======== The records

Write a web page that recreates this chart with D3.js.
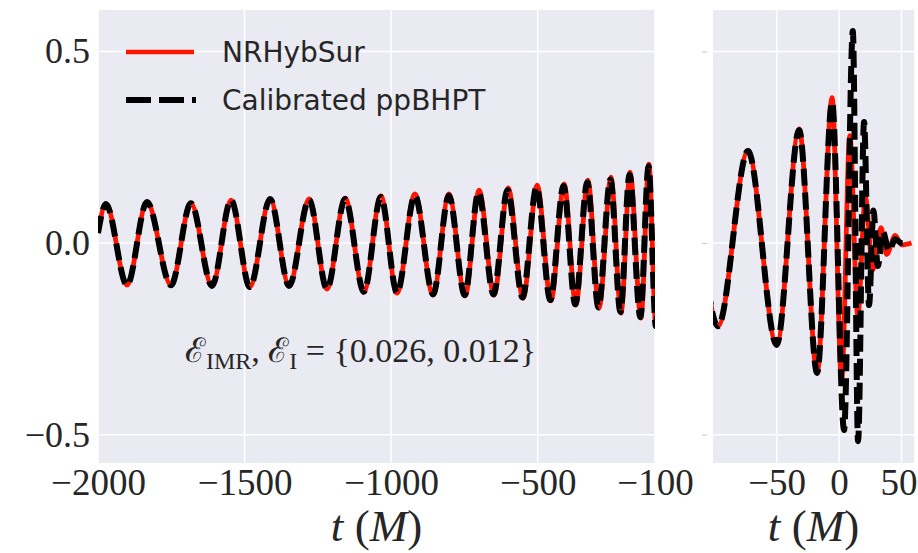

================
======== The records

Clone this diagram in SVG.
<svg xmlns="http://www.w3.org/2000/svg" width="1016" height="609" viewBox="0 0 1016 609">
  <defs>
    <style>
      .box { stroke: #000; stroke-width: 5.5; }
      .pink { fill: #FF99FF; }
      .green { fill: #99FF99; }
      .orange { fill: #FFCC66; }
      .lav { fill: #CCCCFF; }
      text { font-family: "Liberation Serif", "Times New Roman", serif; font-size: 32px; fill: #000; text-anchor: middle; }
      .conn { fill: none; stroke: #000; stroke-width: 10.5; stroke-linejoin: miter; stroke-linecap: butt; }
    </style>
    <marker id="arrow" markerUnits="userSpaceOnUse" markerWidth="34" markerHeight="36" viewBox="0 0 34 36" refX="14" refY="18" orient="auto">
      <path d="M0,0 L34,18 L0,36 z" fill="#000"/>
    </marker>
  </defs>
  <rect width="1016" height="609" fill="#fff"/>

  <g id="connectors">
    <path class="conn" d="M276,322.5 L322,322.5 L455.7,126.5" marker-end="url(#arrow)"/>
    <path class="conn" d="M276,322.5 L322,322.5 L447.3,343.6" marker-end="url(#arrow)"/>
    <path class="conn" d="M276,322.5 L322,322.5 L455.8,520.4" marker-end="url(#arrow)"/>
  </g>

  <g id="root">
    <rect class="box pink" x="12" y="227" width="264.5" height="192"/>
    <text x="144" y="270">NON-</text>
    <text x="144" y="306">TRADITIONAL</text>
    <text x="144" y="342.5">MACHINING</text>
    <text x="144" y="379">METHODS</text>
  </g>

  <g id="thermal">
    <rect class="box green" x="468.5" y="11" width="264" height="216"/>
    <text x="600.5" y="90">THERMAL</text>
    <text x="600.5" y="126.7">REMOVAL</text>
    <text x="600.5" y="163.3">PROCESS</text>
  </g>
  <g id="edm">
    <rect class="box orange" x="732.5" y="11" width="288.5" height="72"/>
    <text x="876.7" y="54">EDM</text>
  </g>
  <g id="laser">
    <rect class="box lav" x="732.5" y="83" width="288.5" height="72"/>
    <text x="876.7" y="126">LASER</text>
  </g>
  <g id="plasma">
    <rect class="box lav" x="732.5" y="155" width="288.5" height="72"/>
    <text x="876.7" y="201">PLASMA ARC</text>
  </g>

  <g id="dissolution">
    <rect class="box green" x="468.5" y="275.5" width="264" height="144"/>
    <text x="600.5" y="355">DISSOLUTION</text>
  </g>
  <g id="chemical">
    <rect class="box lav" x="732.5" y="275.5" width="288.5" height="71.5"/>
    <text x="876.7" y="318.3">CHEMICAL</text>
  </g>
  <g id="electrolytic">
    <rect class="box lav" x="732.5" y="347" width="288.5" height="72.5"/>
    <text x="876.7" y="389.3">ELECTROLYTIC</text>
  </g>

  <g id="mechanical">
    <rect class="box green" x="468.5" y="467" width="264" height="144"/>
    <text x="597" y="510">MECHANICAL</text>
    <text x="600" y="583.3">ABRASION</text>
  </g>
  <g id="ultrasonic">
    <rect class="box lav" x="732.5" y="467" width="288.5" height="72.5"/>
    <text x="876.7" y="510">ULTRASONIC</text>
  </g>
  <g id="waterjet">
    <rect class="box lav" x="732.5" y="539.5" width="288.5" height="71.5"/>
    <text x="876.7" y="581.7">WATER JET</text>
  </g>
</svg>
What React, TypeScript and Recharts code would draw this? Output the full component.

================

■ **Short problem**
Give the number of lines where the string "this" occurs, without any further text.

■ **Answer in full**
3